◆ TASK DATA
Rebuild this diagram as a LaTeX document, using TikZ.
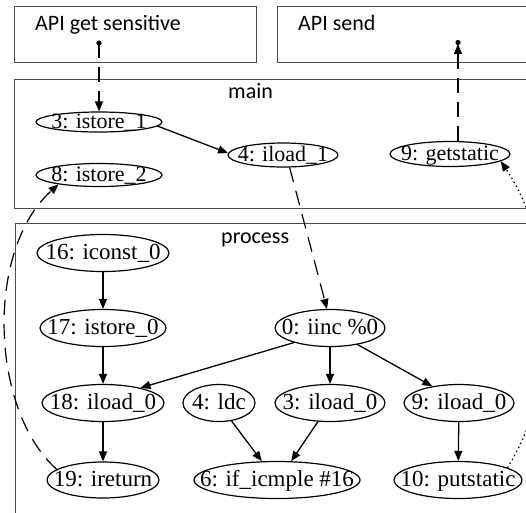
\documentclass[tikz,border=0pt]{standalone}
\usepackage{fontspec}
\setmainfont{Liberation Serif}
\newfontfamily\boxfont{Carlito}
\usetikzlibrary{shapes.geometric,arrows.meta}
% centred label of zero size, so the ellipse takes its size from the style
\newcommand\oplabel[1]{\smash{\makebox[0pt]{\raisebox{-0.3em}{#1}}}}
\newcommand\mainsz{\fontsize{22}{24}\selectfont}
\newcommand\procsz{\fontsize{23}{25}\selectfont}
\newcommand\capsz{\boxfont\fontsize{22}{24}\selectfont}
\begin{document}
\begin{tikzpicture}[x=1pt,y=-1pt,
  >={Triangle[length=10pt,width=8pt]},
  op/.style={ellipse, draw, inner sep=0pt, line width=1.2pt},
  mop/.style={op, font=\mainsz},
  pop/.style={op, font=\procsz},
  frame/.style={draw=black!70, line width=1pt},
  framelabel/.style={anchor=base west, inner sep=0pt, font=\capsz},
  flow/.style={->, line width=1.3pt},
  dep/.style={->, dash pattern=on 15pt off 9pt, line width=1.2pt},
  ref/.style={->, dash pattern=on 1.5pt off 3pt, line width=1.2pt}]
\useasboundingbox (0,0) rectangle (526,512);
\clip (0,0) rectangle (526,512);

% method frames
\draw[frame] (14,6) rectangle (256,62);
\draw[frame] (277,6) rectangle (540,62);
\draw[frame] (14,79) rectangle (540,208);
\draw[frame] (15,223) rectangle (540,530);
\node[framelabel] (tget) at (35,30) {API get sensitive};
\node[framelabel] (tsend) at (298,30) {API send};
\node[framelabel] (tmain) at (228,98) {main};
\node[framelabel] (tproc) at (221,243) {process};

% main
\node[mop, minimum width=126pt, minimum height=20pt] (m3) at (99,122) {\oplabel{3: istore\_1}};
\node[mop, minimum width=110pt, minimum height=24pt] (m4) at (283,155) {\oplabel{4: iload\_1}};
\node[mop, minimum width=120pt, minimum height=25pt] (m9) at (450,154) {\oplabel{9: getstatic}};
\node[mop, minimum width=126pt, minimum height=23pt] (m8) at (99,175) {\oplabel{8: istore\_2}};

% process
\node[pop, minimum width=132pt, minimum height=37pt] (p16) at (103,253) {\oplabel{16: iconst\_0}};
\node[pop, minimum width=126pt, minimum height=37pt] (p17) at (103,328) {\oplabel{17: istore\_0}};
\node[pop, minimum width=110pt, minimum height=37pt] (p0) at (330,328) {\oplabel{0: iinc \%0}};
\node[pop, minimum width=122pt, minimum height=37pt] (p18) at (103,403) {\oplabel{18: iload\_0}};
\node[pop, minimum width=72pt, minimum height=37pt] (p4) at (219,403) {\oplabel{4: ldc}};
\node[pop, minimum width=110pt, minimum height=37pt] (p3) at (330,403) {\oplabel{3: iload\_0}};
\node[pop, minimum width=110pt, minimum height=37pt] (p9) at (459,403) {\oplabel{9: iload\_0}};
\node[pop, minimum width=112pt, minimum height=36pt] (p19) at (103,480) {\oplabel{19: ireturn}};
\node[pop, minimum width=166pt, minimum height=37pt] (p6) at (277,480) {\oplabel{6: if\_icmple \#16}};
\node[pop, minimum width=128pt, minimum height=37pt] (p10) at (458,480) {\oplabel{10: putstatic}};

% API endpoints
\coordinate (src) at (99,43);
\coordinate (snk) at (458,44);

% data flow
\draw[dep] (src) -- (m3.north);
\fill (src) circle (2.6pt);
\draw[dep] (snk |- m9.north) -- (snk);
\fill (458,42.5) circle (2.6pt);

\draw[flow] (m3.-4) -- (m4.178);
\draw[dep] (m4.-62) -- (p0.99);
\draw[flow] (p16) -- (p17);
\draw[flow] (p17) -- (p18);
\draw[flow] (p18) -- (p19);
\draw[flow] (p0.-158) -- (p18.22);
\draw[flow] (p0) -- (p3);
\draw[flow] (p0.-31) -- (p9.148);
\draw[flow] (p4.-55) -- (p6.129);
\draw[flow] (p3.-123) -- (p6.53);
\draw[flow] (p9) -- (p10);
\draw[dep] (p19.167) .. controls (-10,410) and (-15,250) .. (m8.-167);
\draw[ref] (p10.14) .. controls (560,385) and (560,250) .. (m9.-8);
\end{tikzpicture}
\end{document}
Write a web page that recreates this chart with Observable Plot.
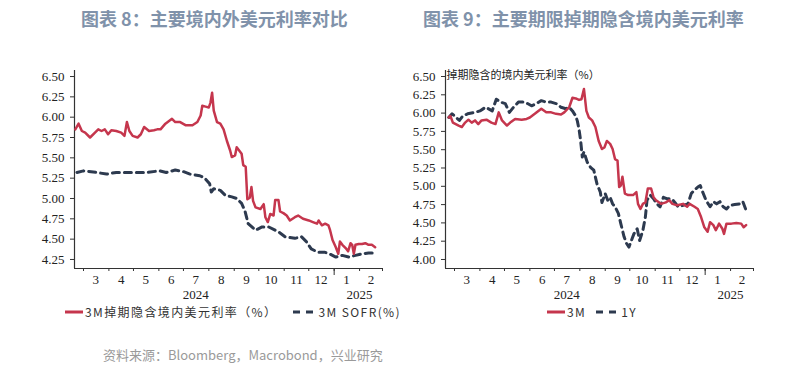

◆ EXERCISE TASK
Give every record back exactly as it reads, with no images.

◆ PROBLEM SOLUTION
Rebuild this diagram as a LaTeX document, using TikZ.
\documentclass[tikz,border=0pt]{standalone}
\usepackage{fontspec}
\setmainfont{Liberation Serif}
\newfontfamily\boxfont{Carlito}
\usetikzlibrary{shapes.geometric,arrows.meta}
% centred label of zero size, so the ellipse takes its size from the style
\newcommand\oplabel[1]{\smash{\makebox[0pt]{\raisebox{-0.3em}{#1}}}}
\newcommand\mainsz{\fontsize{22}{24}\selectfont}
\newcommand\procsz{\fontsize{23}{25}\selectfont}
\newcommand\capsz{\boxfont\fontsize{22}{24}\selectfont}
\begin{document}
\begin{tikzpicture}[x=1pt,y=-1pt,
  >={Triangle[length=10pt,width=8pt]},
  op/.style={ellipse, draw, inner sep=0pt, line width=1.2pt},
  mop/.style={op, font=\mainsz},
  pop/.style={op, font=\procsz},
  frame/.style={draw=black!70, line width=1pt},
  framelabel/.style={anchor=base west, inner sep=0pt, font=\capsz},
  flow/.style={->, line width=1.3pt},
  dep/.style={->, dash pattern=on 15pt off 9pt, line width=1.2pt},
  ref/.style={->, dash pattern=on 1.5pt off 3pt, line width=1.2pt}]
\useasboundingbox (0,0) rectangle (526,512);
\clip (0,0) rectangle (526,512);

% method frames
\draw[frame] (14,6) rectangle (256,62);
\draw[frame] (277,6) rectangle (540,62);
\draw[frame] (14,79) rectangle (540,208);
\draw[frame] (15,223) rectangle (540,530);
\node[framelabel] (tget) at (35,30) {API get sensitive};
\node[framelabel] (tsend) at (298,30) {API send};
\node[framelabel] (tmain) at (228,98) {main};
\node[framelabel] (tproc) at (221,243) {process};

% main
\node[mop, minimum width=126pt, minimum height=20pt] (m3) at (99,122) {\oplabel{3: istore\_1}};
\node[mop, minimum width=110pt, minimum height=24pt] (m4) at (283,155) {\oplabel{4: iload\_1}};
\node[mop, minimum width=120pt, minimum height=25pt] (m9) at (450,154) {\oplabel{9: getstatic}};
\node[mop, minimum width=126pt, minimum height=23pt] (m8) at (99,175) {\oplabel{8: istore\_2}};

% process
\node[pop, minimum width=132pt, minimum height=37pt] (p16) at (103,253) {\oplabel{16: iconst\_0}};
\node[pop, minimum width=126pt, minimum height=37pt] (p17) at (103,328) {\oplabel{17: istore\_0}};
\node[pop, minimum width=110pt, minimum height=37pt] (p0) at (330,328) {\oplabel{0: iinc \%0}};
\node[pop, minimum width=122pt, minimum height=37pt] (p18) at (103,403) {\oplabel{18: iload\_0}};
\node[pop, minimum width=72pt, minimum height=37pt] (p4) at (219,403) {\oplabel{4: ldc}};
\node[pop, minimum width=110pt, minimum height=37pt] (p3) at (330,403) {\oplabel{3: iload\_0}};
\node[pop, minimum width=110pt, minimum height=37pt] (p9) at (459,403) {\oplabel{9: iload\_0}};
\node[pop, minimum width=112pt, minimum height=36pt] (p19) at (103,480) {\oplabel{19: ireturn}};
\node[pop, minimum width=166pt, minimum height=37pt] (p6) at (277,480) {\oplabel{6: if\_icmple \#16}};
\node[pop, minimum width=128pt, minimum height=37pt] (p10) at (458,480) {\oplabel{10: putstatic}};

% API endpoints
\coordinate (src) at (99,43);
\coordinate (snk) at (458,44);

% data flow
\draw[dep] (src) -- (m3.north);
\fill (src) circle (2.6pt);
\draw[dep] (snk |- m9.north) -- (snk);
\fill (458,42.5) circle (2.6pt);

\draw[flow] (m3.-4) -- (m4.178);
\draw[dep] (m4.-62) -- (p0.99);
\draw[flow] (p16) -- (p17);
\draw[flow] (p17) -- (p18);
\draw[flow] (p18) -- (p19);
\draw[flow] (p0.-158) -- (p18.22);
\draw[flow] (p0) -- (p3);
\draw[flow] (p0.-31) -- (p9.148);
\draw[flow] (p4.-55) -- (p6.129);
\draw[flow] (p3.-123) -- (p6.53);
\draw[flow] (p9) -- (p10);
\draw[dep] (p19.167) .. controls (-10,410) and (-15,250) .. (m8.-167);
\draw[ref] (p10.14) .. controls (560,385) and (560,250) .. (m9.-8);
\end{tikzpicture}
\end{document}
Write a web page that recreates this chart with Observable Plot.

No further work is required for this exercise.